Theoharides and Undersecretary for Energy Patrick Woodcock testified after a group of 25 lawmakers, led by Reps. Majorie Decker of Cambridge and Sean Garballey of Arlington, appeared in support of a Decker-Garballey bill to convert to 100 percent renewable energy by 2045.

The bill would also set a target of 100 percent renewable energy in the electricity sector by 2035.

“What has happened is we have states who now must lead on this issue because the federal government is not only doing nothing about it, but doing everything they can to deny science,” Garballey said.

Garballey called it “a shame” that states like California, New York and Hawaii have committed themselves to achieving a 100 percent renewable electric system and Massachusetts hasn’t. In addition to helping fight the effects of climate change, Garballey said the transition will be a huge engine for job growth.

“Massachusetts has a moral obligation to not just support renewable energy but to be a leader,” Garballey said.

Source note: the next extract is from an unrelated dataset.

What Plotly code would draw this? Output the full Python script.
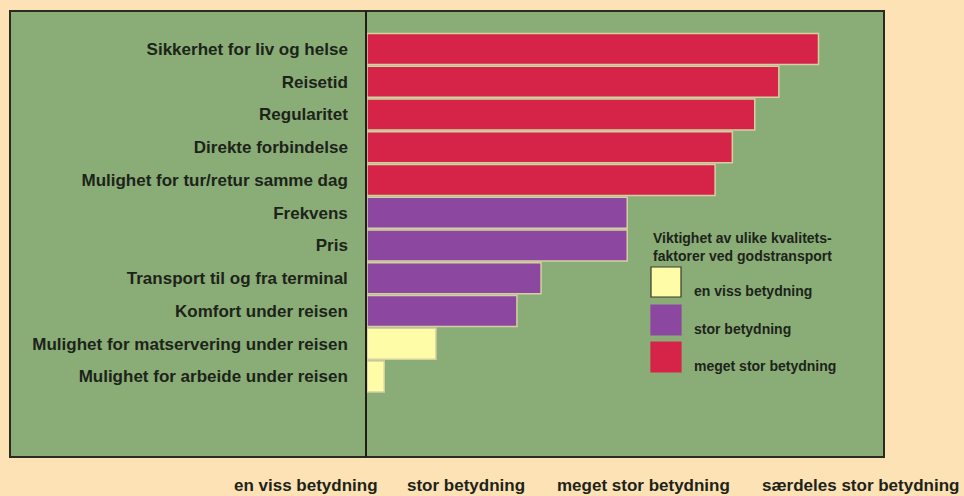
import plotly.graph_objects as go

# Quality factors, top to bottom
factors = [
    "Sikkerhet for liv og helse",
    "Reisetid",
    "Regularitet",
    "Direkte forbindelse",
    "Mulighet for tur/retur samme dag",
    "Frekvens",
    "Pris",
    "Transport til og fra terminal",
    "Komfort under reisen",
    "Mulighet for matservering under reisen",
    "Mulighet for arbeide under reisen",
]
# Mean importance score (1 = en viss ... 4 = særdeles stor betydning)
scores = [3.62, 3.39, 3.25, 3.12, 3.02, 2.51, 2.51, 2.01, 1.87, 1.40, 1.10]
# Importance class of each factor (index into level_names)
levels = [2, 2, 2, 2, 2, 1, 1, 1, 1, 0, 0]

level_names = ["en viss betydning", "stor betydning", "meget stor betydning"]
level_colors = ["#FFFCA8", "#8C48A0", "#D62448"]
legend_title = "Viktighet av ulike kvalitets-<br>faktorer ved godstransport"

scale_labels = ["en viss betydning", "stor betydning",
                "meget stor betydning", "særdeles stor betydning"]
scale_min, scale_max = 1, 4

PAPER = "#FCE2B4"
GREEN = "#8AAC77"
INK = "#1C2419"
FONT = "Liberation Sans"

W, H = 964, 496
ML, MR, MT, MB = 367, 80, 11, 39
PW, PH = W - ML - MR, H - MT - MB


def px_x(p):
    return (p - ML) / PW


def px_y(p):
    return (H - MB - p) / PH


fig = go.Figure()
fig.add_trace(go.Bar(
    y=factors,
    x=[s - scale_min for s in scores],
    base=scale_min,
    orientation="h",
    marker=dict(color=[level_colors[l] for l in levels],
                line=dict(color="#D6CFA2", width=1.5)),
    showlegend=False,
    hoverinfo="skip",
))

shapes = [
    # green panel with dark frame, extending left to hold the factor labels
    dict(type="rect", xref="paper", yref="paper",
         x0=px_x(10), x1=1, y0=0, y1=1,
         fillcolor=GREEN, line=dict(color="#2A2A20", width=2), layer="below"),
]

annotations = []
# legend block
annotations.append(dict(
    text=legend_title, xref="paper", yref="paper",
    x=px_x(651), y=px_y(246.5), xanchor="left", yanchor="middle",
    align="left", showarrow=False,
    font=dict(family=FONT, size=14, color=INK, weight="bold"),
))
sw_top = [267, 305, 342]
for i, name in enumerate(level_names):
    y0, y1 = sw_top[i], sw_top[i] + 30
    shapes.append(dict(
        type="rect", xref="paper", yref="paper",
        x0=px_x(651), x1=px_x(681), y0=px_y(y1), y1=px_y(y0),
        fillcolor=level_colors[i],
        line=dict(color="#3A3A28" if i == 0 else level_colors[i], width=1.2),
    ))
    annotations.append(dict(
        text=name, xref="paper", yref="paper",
        x=px_x(692), y=px_y(y0 + 24), xanchor="left", yanchor="middle",
        showarrow=False,
        font=dict(family=FONT, size=14, color=INK, weight="bold"),
    ))

# importance scale along the bottom
scale_centers = [305.5, 466, 643, 860]
for lab, cx in zip(scale_labels, scale_centers):
    annotations.append(dict(
        text=lab, xref="paper", yref="paper",
        x=px_x(cx), y=px_y(485), xanchor="center", yanchor="middle",
        showarrow=False,
        font=dict(family=FONT, size=17, color=INK, weight="bold"),
    ))

n = len(factors)
fig.update_layout(
    width=W, height=H,
    margin=dict(l=ML, r=MR, t=MT, b=MB, pad=0),
    paper_bgcolor=PAPER,
    plot_bgcolor=GREEN,
    bargap=0.05,
    shapes=shapes,
    annotations=annotations,
    xaxis=dict(range=[scale_min, scale_max], showgrid=False, zeroline=False,
               showticklabels=False, ticks="", showline=False, fixedrange=True),
    yaxis=dict(type="category", categoryorder="array", categoryarray=factors,
               range=[n - 1 + 2.46, -1.16], showgrid=False, zeroline=False,
               showline=True, linecolor="#1E1E18", linewidth=1.5,
               ticks="", ticklabelstandoff=14, automargin=False,
               tickfont=dict(family=FONT, size=17, color=INK, weight="bold")),
)

fig.write_html("out.html")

Decker said she worried that policy makers are running out of time to act and setting up future generations for “a disaster that will continue to be more expensive and more dangerous to their health and to their well-being.”

“We can no longer hold back or delay due to fear,” she said.

Sen. Michael Barrett, the co-chair of the committee, said at one point that there are a lot of bills proposing to update carbon emission reduction goals that are “light on actual execution.”

The Lexington Democrat criticized the latest three-year energy efficiency plan put together by the administrators of the Mass Save program, calling it full of “marketing speak” and too dismissive of things like electric air pumps for home heating.

“I want you guys to take a stronger leadership role. I believe in the end my friends in the utility industry are going easy on themselves,” Barrett said.

Mass Save is a collaborative of Massachusetts’ natural gas and electric utilities and energy efficiency service providers to help consumers save on home energy costs by being more efficient.

Woodcock told Barrett that the administration shares his belief that the building sector must be a key component in the state’s strategy to reduce carbon.

After Barrett asked him whether the utilities or the administration were “driving the bus” on energy efficiency, Woodcock said, “Quite frankly, you and I will be holding the utilities accountable.”

The building-sector was also a major focus during the early part of the hearing when municipal leaders and environmental advocates urged the Legislature to update the state’s “stretch” building codes to allow cities and towns to set stricter energy efficiency standards.

“We will be unable to meet our legislated climate goal if we don’t change the way we build our homes and office buildings,” said Carol Oldham, executive director of the Massachusetts Climate Action Network.

Chris Cook, the chief of environment, energy and open space for the city of Boston, and Lexington Select Board member Mark Sandeen said municipalities need the state’s approval to exceed the standards in the existing stretch code.

Sandeen said Lexington is already building two net-zero emission, all-electric schools and has plans to build six net-zero homes for low-income resident.

“We are proving that net-zero homes can be built affordably in Lexington,” he said.

Paul Dale of the Sierra Club said 252 towns have already adopted the stretch code, but can’t go further without the Legislature’s intervention.

“The science is clear. We should not be building any more buildings that we need to retrofit later. We are literally out of time,” Dale said.